::: MATERIAL :::

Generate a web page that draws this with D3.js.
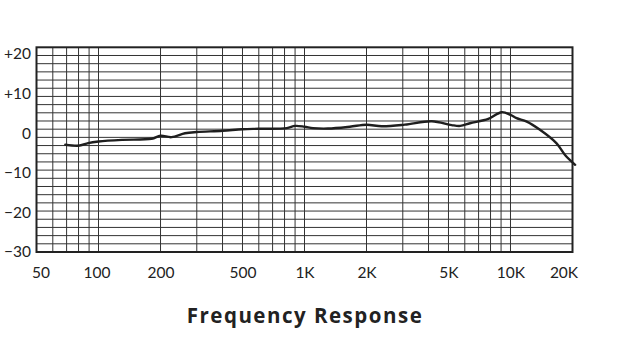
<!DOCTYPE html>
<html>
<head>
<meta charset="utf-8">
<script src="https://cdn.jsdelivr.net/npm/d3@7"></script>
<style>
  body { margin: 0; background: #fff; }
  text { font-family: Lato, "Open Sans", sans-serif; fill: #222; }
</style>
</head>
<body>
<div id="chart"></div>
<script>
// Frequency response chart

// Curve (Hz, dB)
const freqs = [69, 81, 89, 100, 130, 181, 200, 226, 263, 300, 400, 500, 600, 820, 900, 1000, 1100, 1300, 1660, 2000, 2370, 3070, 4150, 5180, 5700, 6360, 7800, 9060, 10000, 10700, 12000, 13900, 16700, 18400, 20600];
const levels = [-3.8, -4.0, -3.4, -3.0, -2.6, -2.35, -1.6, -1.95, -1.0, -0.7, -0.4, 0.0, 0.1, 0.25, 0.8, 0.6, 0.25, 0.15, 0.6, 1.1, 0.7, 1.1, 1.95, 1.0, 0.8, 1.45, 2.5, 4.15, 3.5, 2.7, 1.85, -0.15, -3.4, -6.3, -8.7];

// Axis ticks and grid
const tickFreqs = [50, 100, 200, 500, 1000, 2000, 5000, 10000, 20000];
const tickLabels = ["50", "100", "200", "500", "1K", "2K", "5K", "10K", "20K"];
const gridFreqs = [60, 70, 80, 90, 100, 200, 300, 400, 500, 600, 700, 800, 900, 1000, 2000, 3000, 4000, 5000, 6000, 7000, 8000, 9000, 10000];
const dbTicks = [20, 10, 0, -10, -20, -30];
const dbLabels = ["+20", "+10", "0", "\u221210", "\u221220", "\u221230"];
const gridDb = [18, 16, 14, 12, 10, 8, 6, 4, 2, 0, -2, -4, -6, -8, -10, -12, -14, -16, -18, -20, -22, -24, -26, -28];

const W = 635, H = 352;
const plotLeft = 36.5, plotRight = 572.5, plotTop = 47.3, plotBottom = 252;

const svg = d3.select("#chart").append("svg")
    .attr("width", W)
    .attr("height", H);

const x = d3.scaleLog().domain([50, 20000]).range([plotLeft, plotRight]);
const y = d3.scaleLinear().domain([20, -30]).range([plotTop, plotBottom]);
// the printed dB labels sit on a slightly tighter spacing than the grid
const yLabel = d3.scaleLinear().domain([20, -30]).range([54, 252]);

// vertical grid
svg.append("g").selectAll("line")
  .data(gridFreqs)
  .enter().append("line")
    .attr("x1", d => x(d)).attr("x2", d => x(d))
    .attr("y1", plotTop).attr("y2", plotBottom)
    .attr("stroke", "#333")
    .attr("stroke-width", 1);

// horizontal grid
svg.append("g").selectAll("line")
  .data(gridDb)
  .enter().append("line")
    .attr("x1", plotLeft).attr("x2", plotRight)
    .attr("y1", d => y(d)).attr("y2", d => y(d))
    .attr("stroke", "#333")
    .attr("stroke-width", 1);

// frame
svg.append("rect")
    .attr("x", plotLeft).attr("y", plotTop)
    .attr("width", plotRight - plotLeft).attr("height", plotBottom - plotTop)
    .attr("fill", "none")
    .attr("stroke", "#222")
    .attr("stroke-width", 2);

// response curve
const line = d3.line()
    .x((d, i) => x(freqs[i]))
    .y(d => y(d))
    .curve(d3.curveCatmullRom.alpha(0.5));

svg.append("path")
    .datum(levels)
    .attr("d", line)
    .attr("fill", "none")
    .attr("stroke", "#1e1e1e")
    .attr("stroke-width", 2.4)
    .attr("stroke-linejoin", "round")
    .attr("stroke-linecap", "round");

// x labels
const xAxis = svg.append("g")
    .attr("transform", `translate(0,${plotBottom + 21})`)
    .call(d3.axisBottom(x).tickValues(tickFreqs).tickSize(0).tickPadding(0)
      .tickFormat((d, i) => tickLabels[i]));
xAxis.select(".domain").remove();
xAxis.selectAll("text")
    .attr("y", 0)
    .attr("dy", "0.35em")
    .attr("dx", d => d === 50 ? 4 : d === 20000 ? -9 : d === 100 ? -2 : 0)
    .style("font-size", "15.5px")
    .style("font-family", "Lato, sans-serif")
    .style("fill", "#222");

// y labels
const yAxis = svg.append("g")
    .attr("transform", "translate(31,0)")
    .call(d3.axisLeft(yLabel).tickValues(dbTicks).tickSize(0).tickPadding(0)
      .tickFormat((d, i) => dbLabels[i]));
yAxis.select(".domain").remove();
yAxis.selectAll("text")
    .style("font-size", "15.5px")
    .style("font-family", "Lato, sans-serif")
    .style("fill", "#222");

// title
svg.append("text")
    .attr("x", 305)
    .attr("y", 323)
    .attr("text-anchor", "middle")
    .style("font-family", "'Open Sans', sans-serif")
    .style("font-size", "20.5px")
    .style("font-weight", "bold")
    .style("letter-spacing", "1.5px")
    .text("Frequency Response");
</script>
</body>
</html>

:::

_DO THIS_
Reproduce the data above word for word from its first line through the line that holds "Frequency response chart", both ends included; skip pictures.

_RESULT BELOW_
Generate a web page that draws this with D3.js.
<!DOCTYPE html>
<html>
<head>
<meta charset="utf-8">
<script src="https://cdn.jsdelivr.net/npm/d3@7"></script>
<style>
  body { margin: 0; background: #fff; }
  text { font-family: Lato, "Open Sans", sans-serif; fill: #222; }
</style>
</head>
<body>
<div id="chart"></div>
<script>
// Frequency response chart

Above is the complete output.